Gee is pretty good at what she does, but she's got a little history that her new friends will have to contend with sooner or later. About a year ago, she took a job looting some artifacts from a College of Magic in Specularum for the infamous magic users Bargle, in the Black Eagle Barony. Although she successfully retrieved the books she was hired to, she decided the Baron wasn't paying her enough, and sold them to a rival buyer (an anonymous magic user in Luln) for 3 times the price. She is hunted by agents of Bargle (usually magic-users, devise them to rival, but not overpower, the party), who are fairly nasty folk and have no qualms about roughing up the party to get at Giana.

Gerro Weefoot
8th level Neutral Halfling, Male, age 84; ST 14, DE 12, CO 18, IN 10, WI 9, CH 15; HP 52; AC 5 (Chainmail); Money: 10 GP; Items: Short Bow +4

Gerro is a little old for a vigilante, but he's still spry and crafty, and spends his days patrolling the streets of Shireton with his merry band of fellows, which he has affectionately dubbed "The Defenders". For many years, banditry in the city was a major problem, with roving bands of troublemakers hassling and robbing merchants and travelers, and despite a recent muster of Fangs by Sheriff Jaervosz Dustyboots, there's still a few bands of hoodlums out making mischief. Gerro, a veteran of the Fangs, has decided to continue his patrols, and has attracted a band of 15 to 20 (the number varies as members come and go, or perish in their "duties") to help him.

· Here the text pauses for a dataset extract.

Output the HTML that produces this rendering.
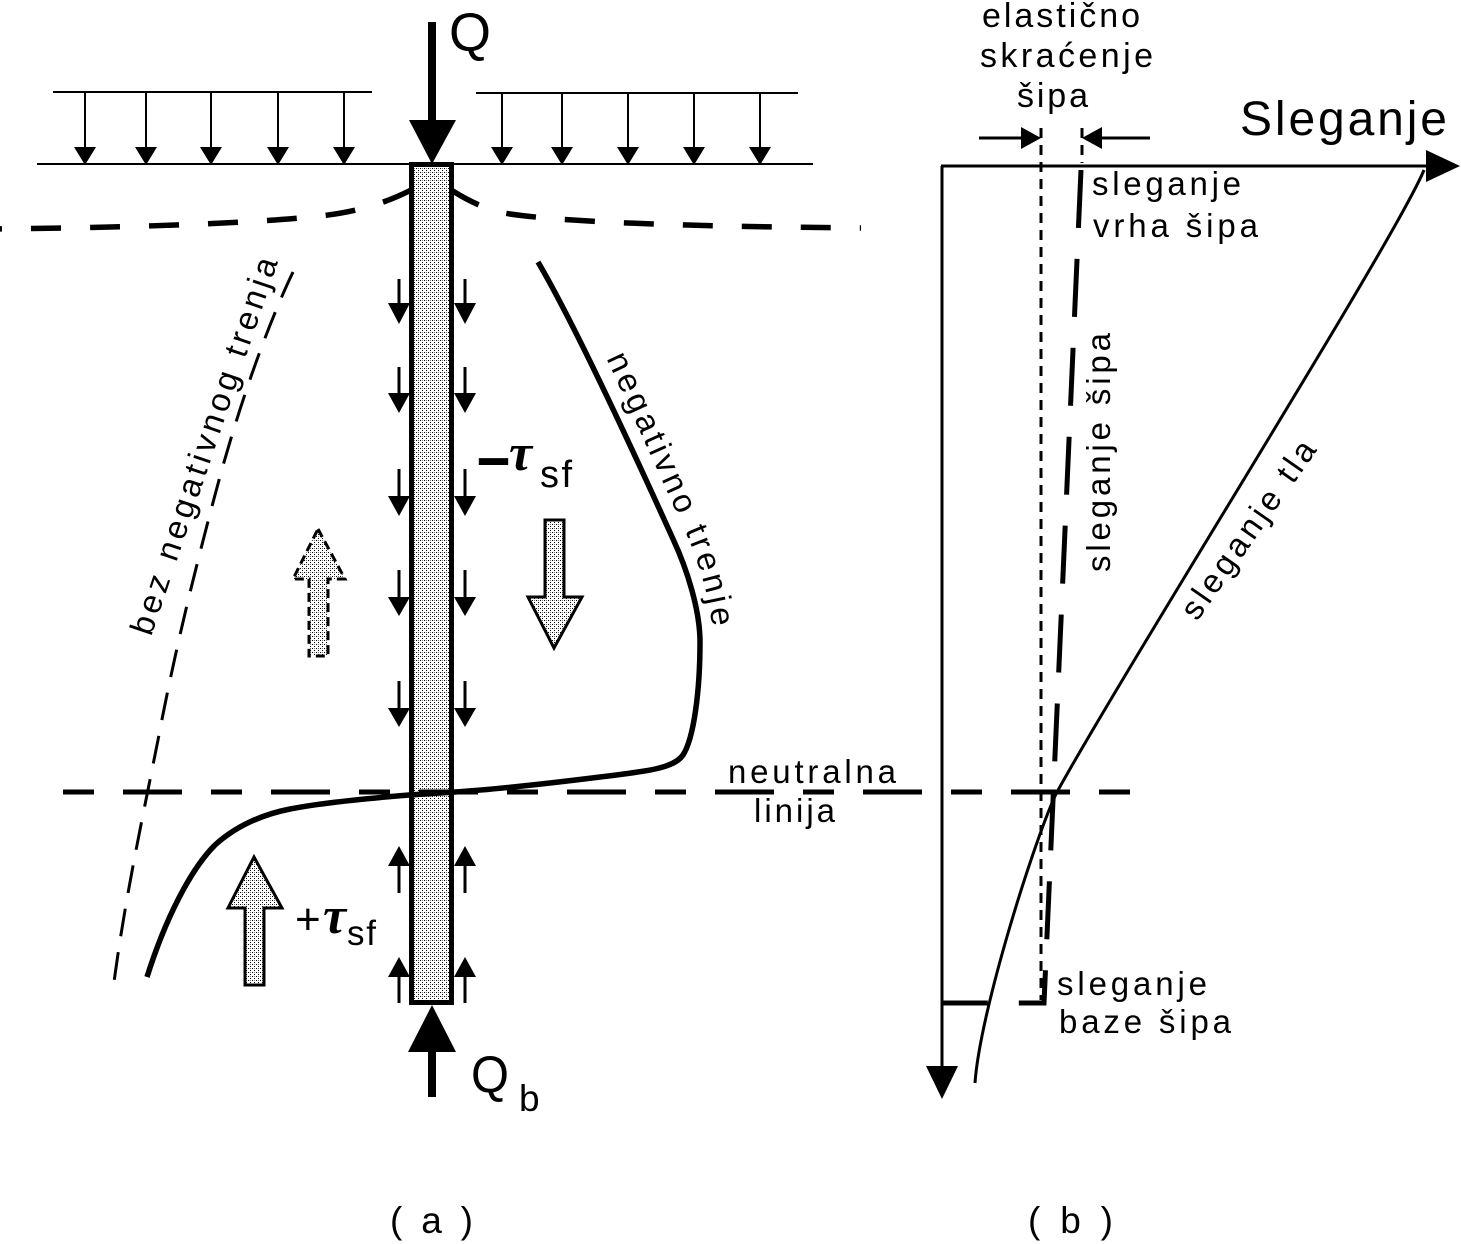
<!DOCTYPE html>
<html>
<head>
<meta charset="utf-8">
<style>
html,body{margin:0;padding:0;background:#fff;}
svg{display:block;}
</style>
</head>
<body>
<svg width="1461" height="1244" viewBox="0 0 1461 1244" xmlns="http://www.w3.org/2000/svg" font-family="'Liberation Sans', Arial, sans-serif">
<defs>
  <pattern id="st" width="4" height="4" patternUnits="userSpaceOnUse">
    <rect width="4" height="4" fill="#fff"/>
    <rect x="0" y="0" width="1" height="1" fill="#000"/>
    <rect x="2" y="2" width="1" height="1" fill="#000"/>
    <rect x="2" y="0" width="1" height="1" fill="#777"/>
  </pattern>
</defs>
<rect width="1461" height="1244" fill="#fff"/>

<!-- ===== PART (a) ===== -->
<g stroke="#000" stroke-width="2" fill="none">
  <line x1="53" y1="92" x2="372" y2="92"/>
  <line x1="37" y1="164" x2="411" y2="164"/>
  <line x1="476" y1="93" x2="798" y2="93"/>
  <line x1="452" y1="164" x2="813" y2="164"/>
  <path d="M85,92V150 M146,92V150 M211,92V150 M278,92V150 M344,92V150 M502,93V150 M562,93V150 M628,93V150 M694,93V150 M760,93V150"/>
</g>
<g fill="#000">
  <polygon points="74,147 96,147 85,165"/>
  <polygon points="135,147 157,147 146,165"/>
  <polygon points="200,147 222,147 211,165"/>
  <polygon points="267,147 289,147 278,165"/>
  <polygon points="333,147 355,147 344,165"/>
  <polygon points="491,147 513,147 502,165"/>
  <polygon points="551,147 573,147 562,165"/>
  <polygon points="617,147 639,147 628,165"/>
  <polygon points="683,147 705,147 694,165"/>
  <polygon points="749,147 771,147 760,165"/>
</g>

<!-- Q arrow -->
<line x1="432" y1="22" x2="432" y2="124" stroke="#000" stroke-width="8"/>
<polygon points="409,120 456,120 432,164" fill="#000"/>
<text x="449" y="51" font-size="54">Q</text>

<!-- surface settlement dashed curve -->
<path d="M-28,229 C100,228.5 250,224 320,216 C355,212 385,204 415,188" fill="none" stroke="#000" stroke-width="5.5" stroke-dasharray="30 29"/>
<path d="M448,188 C465,199 485,210 510,214 C560,221 650,226 861,228" fill="none" stroke="#000" stroke-width="5.5" stroke-dasharray="30 29" stroke-dashoffset="-5"/>

<!-- "bez negativnog trenja" thin dashed line -->
<path d="M293,272 C270,320 240,400 215,495 C195,570 175,650 158,740 C140,830 125,900 114,982" fill="none" stroke="#000" stroke-width="3" stroke-dasharray="28 16"/>

<!-- pile -->
<rect x="411.5" y="164.5" width="40" height="838" fill="url(#st)" stroke="#000" stroke-width="5"/>

<!-- neutral line -->
<line x1="63" y1="792" x2="1131" y2="792" stroke="#000" stroke-width="5" stroke-dasharray="31 29 59 29"/>

<!-- friction curve -->
<path d="M538,262 C575,325 635,455 673,539 C687,569 700,610 700,642 C700,690 694,738 683,755 C674,768 650,771 600,777 C560,782 500,789 455,792 L409,795 C360,799 320,803 290,809 C260,815 235,827 215,845 C190,870 165,920 147,977" fill="none" stroke="#000" stroke-width="5.5"/>

<!-- small shear arrows -->
<path d="M399,279V305 M465,279V305 M399,367V395 M465,367V395 M399,469V498 M465,469V498 M399,570V599 M465,570V599 M399,681V710 M465,681V710 M399,864V893 M465,864V893 M399,975V1003 M465,975V1003" stroke="#000" stroke-width="3" fill="none"/>
<g fill="#000">
  <polygon points="388,303 410,303 399,324"/><polygon points="454,303 476,303 465,324"/>
  <polygon points="388,393 410,393 399,413"/><polygon points="454,393 476,393 465,413"/>
  <polygon points="388,496 410,496 399,516"/><polygon points="454,496 476,496 465,516"/>
  <polygon points="388,597 410,597 399,616"/><polygon points="454,597 476,597 465,616"/>
  <polygon points="388,708 410,708 399,727"/><polygon points="454,708 476,708 465,727"/>
  <polygon points="399,846 388,866 410,866"/><polygon points="465,846 454,866 476,866"/>
  <polygon points="399,957 388,977 410,977"/><polygon points="465,957 454,977 476,977"/>
</g>

<!-- hollow arrows -->
<polygon points="545,520 564,520 564,597 582,597 554,648 528,597 545,597" fill="url(#st)" stroke="#000" stroke-width="3"/>
<polygon points="254,857 282,908 264,908 264,985 245,985 245,908 228,908" fill="url(#st)" stroke="#000" stroke-width="3"/>
<polygon points="318,529 345,579 328,579 328,656 309,656 309,579 293,579" fill="url(#st)" stroke="#000" stroke-width="3" stroke-dasharray="9 5"/>

<!-- Qb arrow -->
<polygon points="408,1052 456,1052 432,1005" fill="#000"/>
<line x1="432" y1="1050" x2="432" y2="1097" stroke="#000" stroke-width="8"/>
<text x="471" y="1092" font-size="52" textLength="38" lengthAdjust="spacingAndGlyphs">Q</text>
<text x="519" y="1111" font-size="37">b</text>

<!-- tau labels -->
<text x="477" y="480" font-size="70" font-weight="bold" textLength="33" lengthAdjust="spacingAndGlyphs">–</text>
<text x="509" y="470" font-family="'Liberation Serif', serif" font-style="italic" font-weight="bold" font-size="52">τ</text>
<text x="540" y="487" font-size="38" textLength="32">sf</text>

<text x="295" y="934" font-size="44">+</text>
<text x="323" y="933" font-family="'Liberation Serif', serif" font-style="italic" font-weight="bold" font-size="52">τ</text>
<text x="347" y="945" font-size="35" textLength="29">sf</text>

<!-- rotated labels -->
<text transform="translate(151,637) rotate(-71.3)" font-size="33" textLength="396">bez negativnog trenja</text>
<path id="negp" d="M565,275 C600,340 650,455 686,533 C700,566 713,605 715,660" fill="none"/>
<text font-size="33"><textPath href="#negp" startOffset="93" textLength="290">negativno trenje</textPath></text>

<text x="728" y="783" font-size="33" textLength="168">neutralna</text>
<text x="754" y="822" font-size="33" textLength="81">linija</text>

<text x="390" y="1233" font-size="37" textLength="83">( a )</text>

<!-- ===== PART (b) ===== -->
<line x1="942" y1="166" x2="942" y2="1068" stroke="#000" stroke-width="3"/>
<polygon points="926,1066 958,1066 942,1099" fill="#000"/>
<line x1="941" y1="166" x2="1430" y2="166" stroke="#000" stroke-width="3"/>
<polygon points="1426,150 1426,182 1460,166" fill="#000"/>

<line x1="1041" y1="128" x2="1041" y2="1000" stroke="#000" stroke-width="3" stroke-dasharray="10 7"/>
<line x1="1082" y1="128" x2="1082" y2="163" stroke="#000" stroke-width="3" stroke-dasharray="10 7"/>

<line x1="979" y1="138" x2="1024" y2="138" stroke="#000" stroke-width="3"/>
<polygon points="1021,127 1021,149 1041,138" fill="#000"/>
<line x1="1100" y1="138" x2="1150" y2="138" stroke="#000" stroke-width="3"/>
<polygon points="1102,127 1102,149 1082,138" fill="#000"/>

<path d="M1081,170 L1044,1003 L942,1003" fill="none" stroke="#000" stroke-width="5" stroke-dasharray="58 31"/>

<path d="M1424,170 C1395,240 1130,660 1057,792 C1037,832 980,1010 975,1083" fill="none" stroke="#000" stroke-width="3"/>

<text x="982" y="27" font-size="34" textLength="158">elastično</text>
<text x="980" y="67" font-size="34" textLength="173">skraćenje</text>
<text x="1017" y="107" font-size="34" textLength="71">šipa</text>
<text x="1240" y="135" font-size="48" textLength="207">Sleganje</text>
<text x="1092" y="195" font-size="33" textLength="149">sleganje</text>
<text x="1093" y="237" font-size="33" textLength="165">vrha šipa</text>
<text transform="translate(1110,572) rotate(-90)" font-size="33" textLength="239">sleganje šipa</text>
<text transform="translate(1197,622) rotate(-55)" font-size="33" textLength="210">sleganje tla</text>
<text x="1057" y="995" font-size="33" textLength="150">sleganje</text>
<text x="1059" y="1033" font-size="33" textLength="172">baze šipa</text>

<text x="1028" y="1233" font-size="37" textLength="85">( b )</text>
</svg>
</body>
</html>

PCs will likely first meet Gerro and his band if they are accosted along in town. Within 1d4+2 rounds of combat ensuing with bandits, Gerro and 1d6 of his men (err, Hin...) will charge into the battle, aiding the PCs (unless of course, they are the bandits...) Goodly PCs will find Gerro to be a gruff but useful ally, devout in his self imposed duty to protect the people of Shireton from villainy.

Gerro is a grizzled veteran of many adventures in and around Shireton, and knows the city well. He'll be reluctant to leave his Defenders alone for long, and wont actually join the party for any missions away from the city, but he can serve as a handy contact when the party is in that area, being well aware of pretty much every rumor that spreads on the streets and alleys of the town..

Gerro's also a close personal friend of Sheriff Jaervosz, and will gladly send a letter to him vouching for them if they are acting in what he sees as the best interest of the city and the Shires and need his assistance.